▶ [EXERCISE OBJECTIVE]:
An exact copy of all the data is required, with pictures left out.

▶ [DATA SEGMENT]:
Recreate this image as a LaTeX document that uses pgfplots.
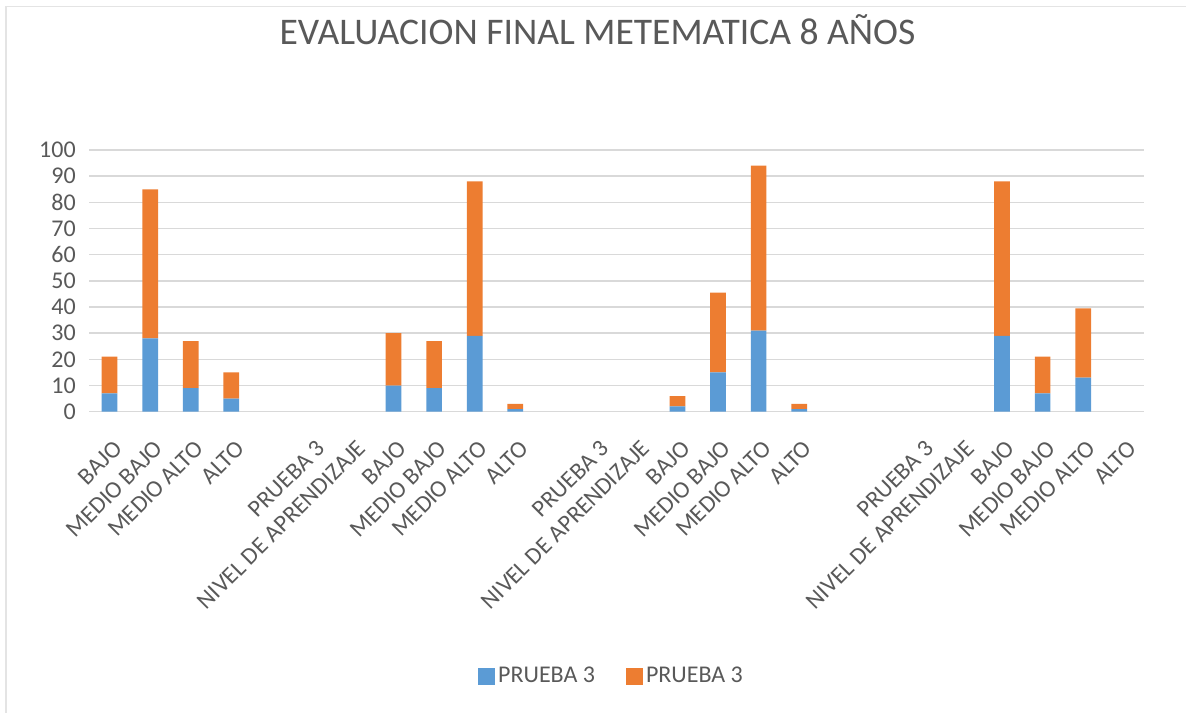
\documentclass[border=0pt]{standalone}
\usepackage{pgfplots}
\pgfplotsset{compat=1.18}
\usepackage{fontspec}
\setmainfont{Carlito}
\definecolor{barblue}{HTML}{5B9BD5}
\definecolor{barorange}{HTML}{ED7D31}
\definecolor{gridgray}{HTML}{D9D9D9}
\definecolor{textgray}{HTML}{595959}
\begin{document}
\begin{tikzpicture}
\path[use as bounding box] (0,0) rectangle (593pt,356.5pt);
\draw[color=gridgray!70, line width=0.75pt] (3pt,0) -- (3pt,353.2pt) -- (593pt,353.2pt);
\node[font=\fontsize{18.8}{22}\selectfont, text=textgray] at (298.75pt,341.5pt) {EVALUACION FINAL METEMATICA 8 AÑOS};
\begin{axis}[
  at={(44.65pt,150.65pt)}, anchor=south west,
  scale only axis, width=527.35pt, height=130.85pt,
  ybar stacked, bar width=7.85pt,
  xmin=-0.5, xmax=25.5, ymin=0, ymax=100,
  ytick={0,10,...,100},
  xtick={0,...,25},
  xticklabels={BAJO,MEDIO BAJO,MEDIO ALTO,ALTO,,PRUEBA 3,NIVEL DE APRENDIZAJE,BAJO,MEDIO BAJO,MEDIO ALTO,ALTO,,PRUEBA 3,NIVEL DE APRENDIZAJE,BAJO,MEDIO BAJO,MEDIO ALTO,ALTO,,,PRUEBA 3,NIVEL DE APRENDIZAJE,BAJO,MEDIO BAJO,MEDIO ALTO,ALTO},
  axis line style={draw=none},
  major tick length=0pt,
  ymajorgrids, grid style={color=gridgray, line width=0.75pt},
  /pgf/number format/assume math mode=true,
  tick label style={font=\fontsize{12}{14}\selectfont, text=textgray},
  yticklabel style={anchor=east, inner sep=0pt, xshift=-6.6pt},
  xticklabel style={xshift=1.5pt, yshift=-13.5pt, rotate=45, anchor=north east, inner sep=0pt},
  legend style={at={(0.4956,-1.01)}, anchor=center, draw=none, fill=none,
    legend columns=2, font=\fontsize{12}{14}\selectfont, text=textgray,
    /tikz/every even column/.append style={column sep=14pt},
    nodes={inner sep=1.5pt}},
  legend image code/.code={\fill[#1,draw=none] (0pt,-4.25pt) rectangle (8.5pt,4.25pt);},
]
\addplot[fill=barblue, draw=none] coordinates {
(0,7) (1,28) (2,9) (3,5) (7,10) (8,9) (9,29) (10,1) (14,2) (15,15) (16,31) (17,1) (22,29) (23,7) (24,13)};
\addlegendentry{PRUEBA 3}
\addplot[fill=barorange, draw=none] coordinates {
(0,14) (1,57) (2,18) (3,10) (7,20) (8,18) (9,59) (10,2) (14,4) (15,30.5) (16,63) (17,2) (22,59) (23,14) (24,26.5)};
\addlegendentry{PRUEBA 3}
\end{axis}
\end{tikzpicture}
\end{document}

▶ [FINISHED ANSWER]:
Recreate this image as a LaTeX document that uses pgfplots.
\documentclass[border=0pt]{standalone}
\usepackage{pgfplots}
\pgfplotsset{compat=1.18}
\usepackage{fontspec}
\setmainfont{Carlito}
\definecolor{barblue}{HTML}{5B9BD5}
\definecolor{barorange}{HTML}{ED7D31}
\definecolor{gridgray}{HTML}{D9D9D9}
\definecolor{textgray}{HTML}{595959}
\begin{document}
\begin{tikzpicture}
\path[use as bounding box] (0,0) rectangle (593pt,356.5pt);
\draw[color=gridgray!70, line width=0.75pt] (3pt,0) -- (3pt,353.2pt) -- (593pt,353.2pt);
\node[font=\fontsize{18.8}{22}\selectfont, text=textgray] at (298.75pt,341.5pt) {EVALUACION FINAL METEMATICA 8 AÑOS};
\begin{axis}[
  at={(44.65pt,150.65pt)}, anchor=south west,
  scale only axis, width=527.35pt, height=130.85pt,
  ybar stacked, bar width=7.85pt,
  xmin=-0.5, xmax=25.5, ymin=0, ymax=100,
  ytick={0,10,...,100},
  xtick={0,...,25},
  xticklabels={BAJO,MEDIO BAJO,MEDIO ALTO,ALTO,,PRUEBA 3,NIVEL DE APRENDIZAJE,BAJO,MEDIO BAJO,MEDIO ALTO,ALTO,,PRUEBA 3,NIVEL DE APRENDIZAJE,BAJO,MEDIO BAJO,MEDIO ALTO,ALTO,,,PRUEBA 3,NIVEL DE APRENDIZAJE,BAJO,MEDIO BAJO,MEDIO ALTO,ALTO},
  axis line style={draw=none},
  major tick length=0pt,
  ymajorgrids, grid style={color=gridgray, line width=0.75pt},
  /pgf/number format/assume math mode=true,
  tick label style={font=\fontsize{12}{14}\selectfont, text=textgray},
  yticklabel style={anchor=east, inner sep=0pt, xshift=-6.6pt},
  xticklabel style={xshift=1.5pt, yshift=-13.5pt, rotate=45, anchor=north east, inner sep=0pt},
  legend style={at={(0.4956,-1.01)}, anchor=center, draw=none, fill=none,
    legend columns=2, font=\fontsize{12}{14}\selectfont, text=textgray,
    /tikz/every even column/.append style={column sep=14pt},
    nodes={inner sep=1.5pt}},
  legend image code/.code={\fill[#1,draw=none] (0pt,-4.25pt) rectangle (8.5pt,4.25pt);},
]
\addplot[fill=barblue, draw=none] coordinates {
(0,7) (1,28) (2,9) (3,5) (7,10) (8,9) (9,29) (10,1) (14,2) (15,15) (16,31) (17,1) (22,29) (23,7) (24,13)};
\addlegendentry{PRUEBA 3}
\addplot[fill=barorange, draw=none] coordinates {
(0,14) (1,57) (2,18) (3,10) (7,20) (8,18) (9,59) (10,2) (14,4) (15,30.5) (16,63) (17,2) (22,59) (23,14) (24,26.5)};
\addlegendentry{PRUEBA 3}
\end{axis}
\end{tikzpicture}
\end{document}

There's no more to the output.